After defying the odds and defeating corporate opponents on Tuesday, the strong progressives Jamaal Bowman and Mondaire Jones are headed to Congress from New York — and there’s no way it would be happening if they hadn’t been willing and able to put up a fight in Democratic primaries. The same was true in 2018 with the election of Alexandria Ocasio-Cortez, Rashida Tlaib, Ilhan Omar and Ayanna Pressley as they beat the party establishment.
After three decades of contributing mightily to the blight of congressional militarism, Rep. Eliot Engel couldn’t be rescued by the high-profile endorsements of House Speaker Nancy Pelosi, Senate Minority Leader Chuck Schumer and Gov. Andrew Cuomo. Nor could Engel be saved by the eleventh-hour support of Hillary Clinton.
Other Democratic incumbents are being challenged by progressives in difficult and inspiring campaigns: intent on doing what, according to conventional political wisdom, can’t be done.
While the Republican Party has given “faith” a bad name, Barack Obama did the same for “audacity” and “hope.” Being an ally of the military-industrial complex and corporate power isn’t audacious or particularly hopeful.

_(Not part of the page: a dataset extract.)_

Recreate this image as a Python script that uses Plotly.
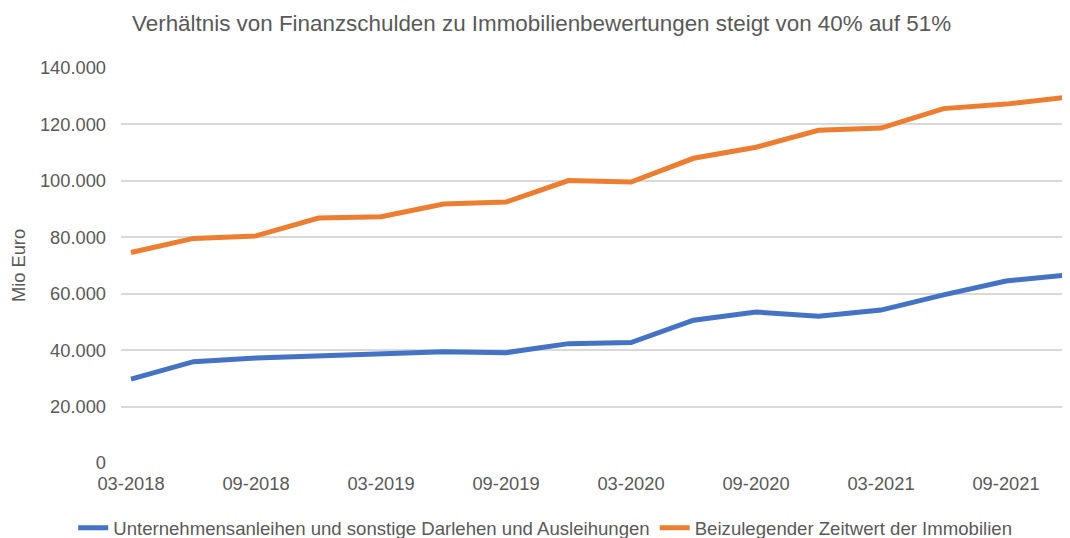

But progressives need plenty of audacious hope and insistence that political organizing must include insurgent election campaigns.
The obstacles are enormous. That’s usually true of social change worth fighting for.

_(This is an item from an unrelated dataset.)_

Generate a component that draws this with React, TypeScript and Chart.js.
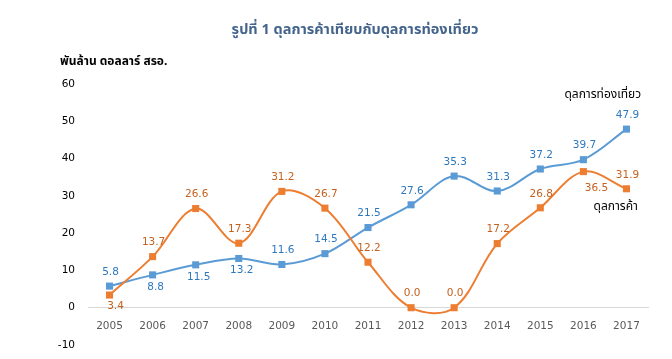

In the electoral arena, the goal is not only about winning elections. It’s also about replacing the top-down weight of entrenched politicians with the bottom-up power of grassroots activism. A current example is the effort by progressive activists in California to make Congressman Ro Khanna the chair of the state’s delegation for the Democratic National Convention, instead of Gov. Gavin Newsom.

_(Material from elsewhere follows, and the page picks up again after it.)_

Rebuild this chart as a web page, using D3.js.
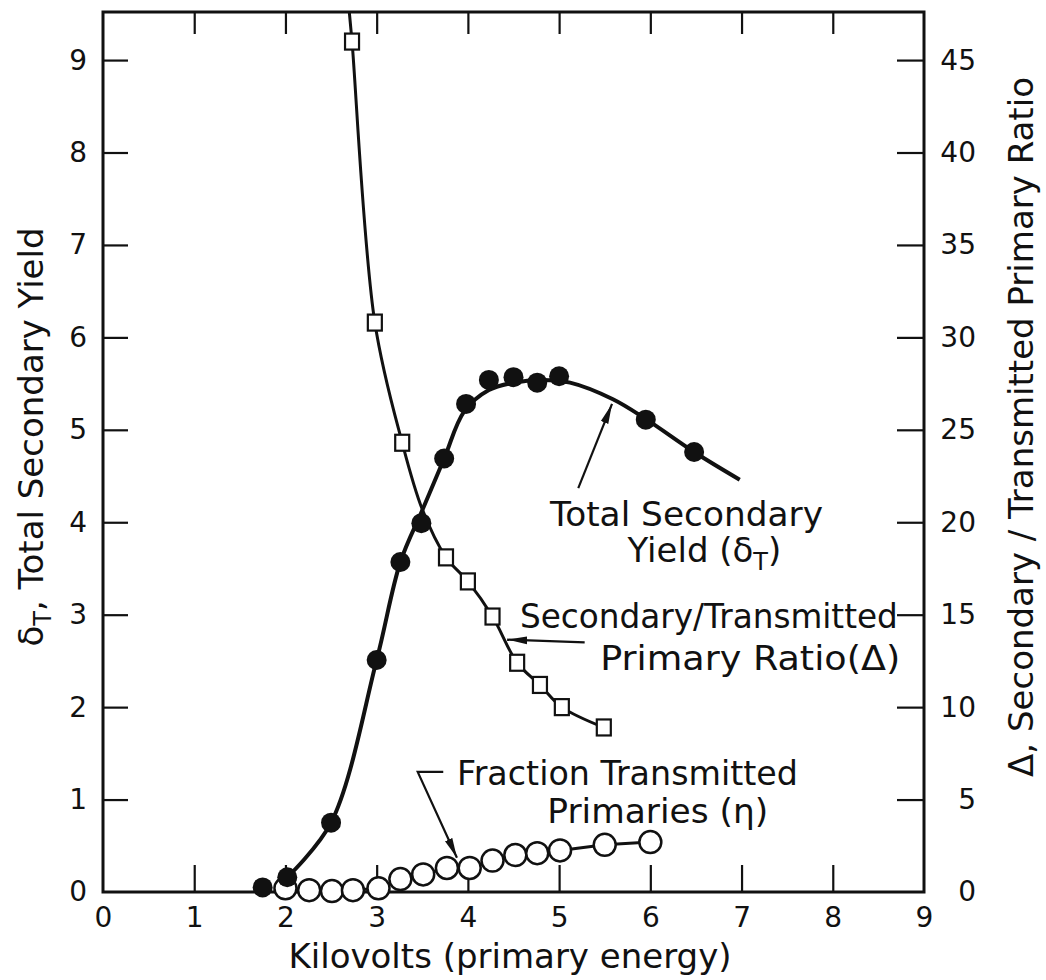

That would be appropriate. Khanna was a national co-chair for the 2020 campaign of Bernie Sanders, who won the state’s presidential primary by a margin of 8 percent over Joe Biden.
If raw political power is the metric, Newsom has a clear advantage in the lead-up to a decisive statewide “virtual meeting” of national-convention delegates set for Sunday. But in recent days, 130 Sanders delegates (including me) from congressional districts across the state — 90 percent of all such Sanders delegates — have signed a statement calling for Khanna to be the delegation chair.
The statement pointed out that “Ro Khanna has been a national champion on issues supported by California Democrats — health care for all, national budget priorities based on human needs and opposing Trump on huge increases in military spending and endless wars, criminal justice reform, and a path to citizenship for immigrants.”
If Newsom allows a democratic process, Khanna could win. From all indications, Newsom doesn’t want to take the chance.
California Democratic Party rules are vague, saying only that “the Delegation Chair will be selected by the National Convention Delegates” on June 28. There’s plenty of room for top party officials to short-circuit actual democracy by refusing to allow a proper election process. The anticipated plan is to offer the delegates one big omnibus package that includes designating Newsom as chair.
Suspicion of the Democratic Party’s power structure has run deep among Bernie supporters. If the Democratic governor of the largest state is perceived as blocking a democratic process in order to strong-arm his way into becoming delegation chair, the ripple effects could extend throughout the country — including the dozen swing states, where a robust turnout from progressive voters will be vital this fall.
At the moment, national polls are rosy for Biden. We’ve been here before, with media depicting Trump on the ropes. Few political pundits saw the demagogue’s prospects as anything but dim against Hillary Clinton in 2016. Four years later, razor-thin margins in swing states could tip the balance, notwithstanding the nationwide popular vote.
Politicians are not known for humility, and few are inclined to bypass a beckoning limelight. California’s delegation chair is apt to draw appreciable media attention in mid-August when Democrats convene a virtual convention. Newsom could do his party and his country a greater service by yielding that particular spotlight rather than basking in it.
Especially after events of 2016, when facts emerged showing that the Democratic National Committee put anti-Sanders thumbs on the scales, many progressives have become acutely sensitive to shortages of fairness in party proceedings. The last thing we need are fresh examples of powerful politicians opting for self-serving actions over democratic principles.